Both of the previous incarnations of Daughter seemed to find Love moving in a consistently midtempo, occasionally acoustic, almost folk-rock direction that spotlighted her heartfelt yet ravaged vocals and confessional lyrics. In short, Linda Perry’s fingerprints were all over it. But it was quite striking hearing Courtney in such a vulnerable, emotional state; the album was undeniably affecting.
Certain elements of that session remain on the released version of Nobody’s Daughter, although the repeated tracks appeared to have been rerecorded and remixed. The album is produced by Michael Beinhorn, who also did Celebrity Skin, and finds Love co-writing her songs with Perry, Billy Corgan (despite his petulant legal threats to the contrary), and new Hole guitarist Micko Larkin.
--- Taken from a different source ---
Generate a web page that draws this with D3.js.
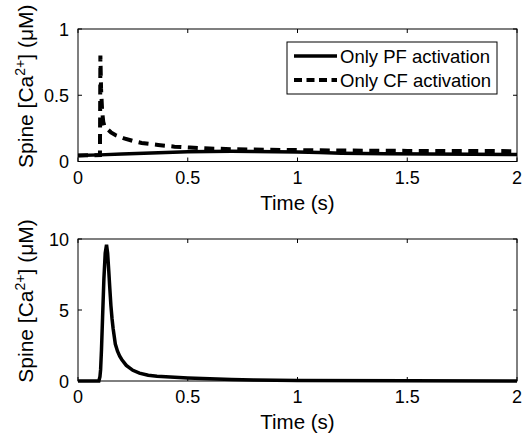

The album only has two genuinely uptempo rockers: lead single “Skinny Little Bitch” and the Corgan collaboration “Loser Dust.” “Bitch” is an undeniably addictive pleasure, even if it filters Love’s complex energy into a radio-ready modern rock bonbon. But although it’s accessible pop-rock, it’s still much more aggressive and explicit than anything from Celebrity Skin. “Loser Dust” is fast, fun, and dirty, recalling some of the more coherent moments from Sweetheart.
The album has a few other nice moments. The title track, which randomly features backing vocals by Martha Wainwright, is solid midtempo grunge. “Honey” is one of the more successful songs featuring the rambling, extended song structures Love first introduced on Sweetheart; she switches gears multiple times within the same track, from tender and acoustic to screaming and aggressive.
In my opinion, the best track on the album (and by “best” I mean “could most easily be mistaken for a Live Through This outtake”) is “Samantha,” which has been a staple of Love’s live shows for quite a while. This centerpiece song grabs the listener immediately, and is absolutely the funnest song to sing along to, especially with the endlessly repeated chant at the end: “People like you / fuck people like me / fuck people like you / fuck people like me,” and so on.
“For Once In Your Life” is probably the most emotionally effecting of the album’s many midtempo numbers, with an especially battered-heart vocal by Love and exquisite production. “Pacific Coast Highway,” another Corgan collaboration, has been polished considerably from its earlier incarnations on the leaked albums, and now seems to have the exact same acoustic guitar opening as “Boys On The Radio” from Celebrity Skin, which itself started as a b-side called “Sugar Coma.”
But that’s pretty much the extent of the good news. Even Daughter‘s finer moments are modest achievements compared to Love’s previous efforts; the rest of it is a generic midtempo blah. The songs tend to blend together, especially on the second half of the album. “Someone Else’s Bed” is especially forgettable, and the starkly acoustic closing numbers, “How Dirty Girls Get Clean” and “Never Go Hungry,” just don’t work.
So, Nobody’s Daughter is the first album Courtney Love has released that genuinely disappoints. And yet, it appears to be a hit! It’s given Courtney a second (third? fourth? seventeenth?) chance at “credit in the straight world,” so to speak. “Skinny Little Bitch” has become a hit single on modern rock radio, and Courtney’s been making the media rounds looking clean and sane (if maybe a bit sedated — did you see her on The View?).
So, once again, being a Courtney Love fan has put me in an awkward position. This is not the work I want to see her doing, but if it keeps her successful and financially stable, I wouldn’t begrudge her that. Several reviews have compared modern-day Courtney to Marianne Faithfull around the time she released her masterpiece, Broken English, which is somewhat accurate (God knows Courtney’s vocal chords have taken a turn toward Marianne’s). Nobody’s Daughter is certainly no English, but with any luck it will be Faithless, the largely forgotten album that preceded it. It is impossible to imagine the pop culture landscape without Courtney Love in it; no one can play the part like she can. And I, for one, believe she still has another great album in her. This just isn’t it.